Before beginning a 27-year career working for the city, Mr. Furlong worked in the travel industry, running tours. Then he was appointed by Mayor Irving Kane to the Western-Walnut Neighborhood Improvement Program in West Lynn as the public relations officer and later the financial officer. The program helped people to fix up their homes through rehab grants and loans while making other infrastructure improvements to the neighborhood. Mr. Furlong worked hard in helping to get support for the program, which was a success, surpassing all goals.
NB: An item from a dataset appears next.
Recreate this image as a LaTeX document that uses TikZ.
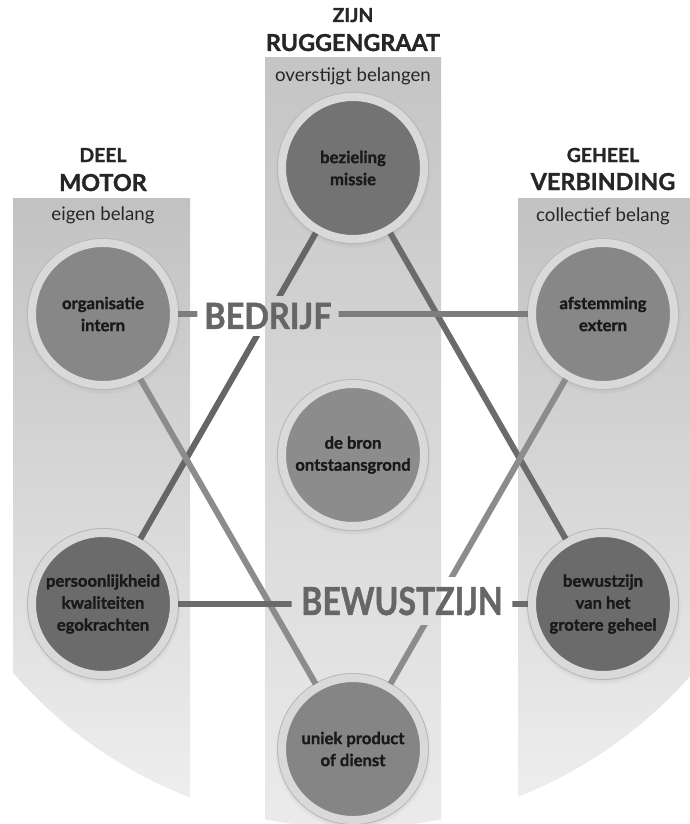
\documentclass[tikz,border=0pt]{standalone}
\usepackage{fontspec}
\setmainfont{Lato}[BoldFeatures={FakeBold=1.3}]
\usepackage{graphicx}
\usetikzlibrary{shadows}

\begin{document}
\begin{tikzpicture}[x=0.75pt,y=-0.75pt,semithick]
  \tikzstyle{bol}=[circle,minimum size=106.5pt,inner sep=0pt,line width=6pt,
                   draw=black!15,align=center,text=black!90,
                   font=\bfseries\fontsize{12.5}{16.5}\selectfont,
                   circular drop shadow={shadow scale=1.1,shadow xshift=0pt,
                                         shadow yshift=-1.5pt,opacity=.35},
                   preaction={draw=black!28,line width=7.5pt}]
  \tikzstyle{kop}=[anchor=base,text=black!85,font=\bfseries\fontsize{14.5}{15}\selectfont]
  \tikzstyle{titel}=[anchor=base,text=black!85,font=\bfseries\fontsize{17.5}{18}\selectfont]
  \tikzstyle{belang}=[anchor=base,text=black!85,font=\fontsize{14}{15}\selectfont]
  \tikzstyle{merk}=[text=black!60,font=\bfseries]
  \tikzstyle{lijn}=[draw,line width=4.5pt]

  \useasboundingbox (0,0) rectangle (689,824);

  % kolommen
  \begin{scope}
    \clip (353,378) circle (450);
    \shade[top color=black!24,bottom color=black!6] (13,198)  rectangle (190,824);
    \shade[top color=black!23,bottom color=black!8] (265,58)  rectangle (441,824);
    \shade[top color=black!24,bottom color=black!6] (518,198) rectangle (695,824);
  \end{scope}

  % koppen
  \node[kop]    (deel)   at (103,162) {DEEL};
  \node[titel]  (motor)  at (103,191) {MOTOR};
  \node[belang] (eigen)  at (103,220) {eigen belang};
  \node[kop]    (zijn)   at (353,22)  {ZIJN};
  \node[titel]  (rug)    at (353,51)  {RUGGENGRAAT};
  \node[belang] (over)   at (353,82)  {overstijgt belangen};
  \node[kop]    (geheel) at (603,162) {GEHEEL};
  \node[titel]  (verb)   at (603,190) {VERBINDING};
  \node[belang] (coll)   at (603,221) {collectief belang};

  % cirkels
  \node[bol,fill=black!55] (bez)   at (353,168) {bezieling\\missie};
  \node[bol,fill=black!47] (org)   at (103,314) {organisatie\\intern};
  \node[bol,fill=black!47] (afs)   at (603,314) {afstemming\\extern};
  \node[bol,fill=black!45] (bron)  at (353,455) {de bron\\ontstaansgrond};
  \node[bol,fill=black!58] (pers)  at (103,604) {persoonlijkheid\\kwaliteiten\\egokrachten};
  \node[bol,fill=black!58] (bew)   at (603,604) {bewustzijn\\van het\\grotere geheel};
  \node[bol,fill=black!48] (uniek) at (353,749) {uniek product\\of dienst};

  \node[merk,inner xsep=5pt,inner ysep=5pt] (bedrijf) at (268,316)
       {\fontsize{27}{27}\selectfont\scalebox{.9}[1]{BEDRIJF}};
  \node[merk,inner sep=7pt] (bewust) at (402,601)
       {\fontsize{29}{29}\selectfont\scalebox{.83}[1]{BEWUSTZIJN}};

  % lijnen, onderbroken bij de woorden
  \begin{scope}[even odd rule]
    \clip (0,0) rectangle (689,824)
          (bedrijf.north west) rectangle (bedrijf.south east)
          (bewust.north west)  rectangle (bewust.south east);
    \path (pers) edge[lijn,black!60] (bez)
          (bez)  edge[lijn,black!58] (bew)
          (org)  edge[lijn,black!45] (uniek)
          (afs)  edge[lijn,black!45] (uniek)
          (org)  edge[lijn,black!51] (afs)
          (pers) edge[lijn,black!58] (bew);
  \end{scope}
\end{tikzpicture}
\end{document}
Mr. Furlong then made his mark as the City Council’s Clerk of Committees, massaging the egos of 11 city councilors with different agendas and making it all look easy. Mr. Furlong was a font of information for the new councilors, guiding them through the City Hall bureaucracy.
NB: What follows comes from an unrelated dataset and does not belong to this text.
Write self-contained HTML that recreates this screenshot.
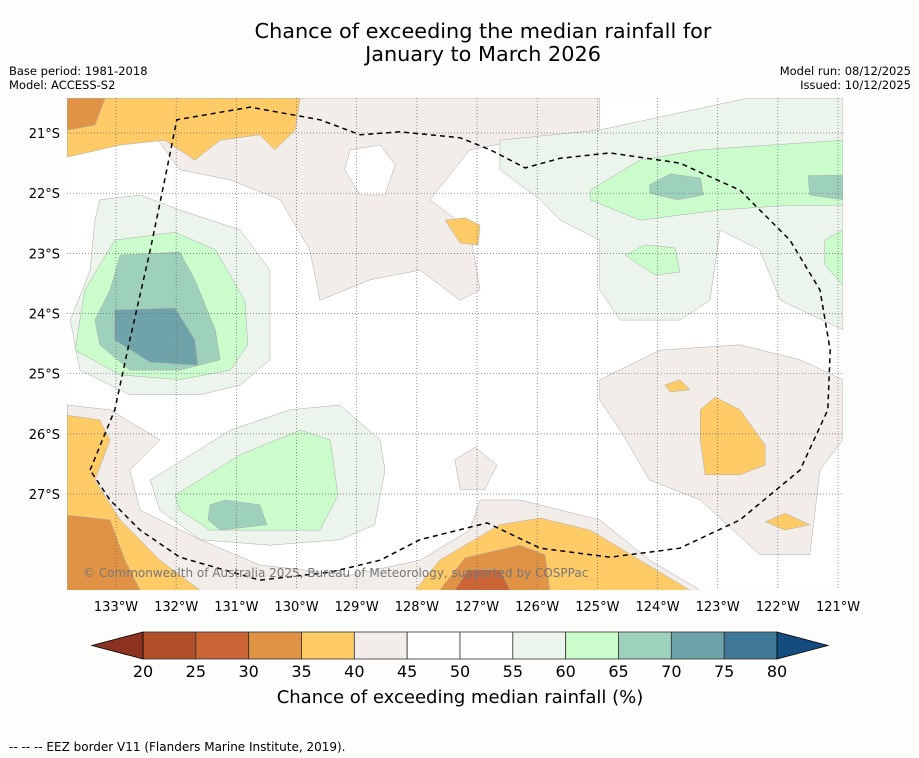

Later, as city clerk, Mr. Furlong modernized the operations of the office and put all of the records, many of them going back to the city’s Colonial days, on microfilm, saving them for posterity. There are stories of the lengths he went to in order to service his customers. He would willingly open the City Clerk’s office if there were an emergency and someone needed a birth certificate or a marriage certificate. As a justice of the peace, he was often called on to marry a couple on short notice.

“He instantly made people coming into City Hall comfortable,” said his widow, Jean.

He was equally proud of his Irish heritage, and served as president of Division 10, Ancient Order of Hibernians. A great thrill was realized when he personally transported his favorite Irish singing star, Carmel Quinn, from Logan Airport to City Hall’s Veterans’ Memorial Auditorium for a concert in the 1970s.

At Mr. Furlong’s funeral, his good friend Ed Calnan paid tribute: “Bob had this amazing way of acclimating himself to whatever type of work he was engaged in, and would do it well and with dedication. The citizens of Lynn were served well.”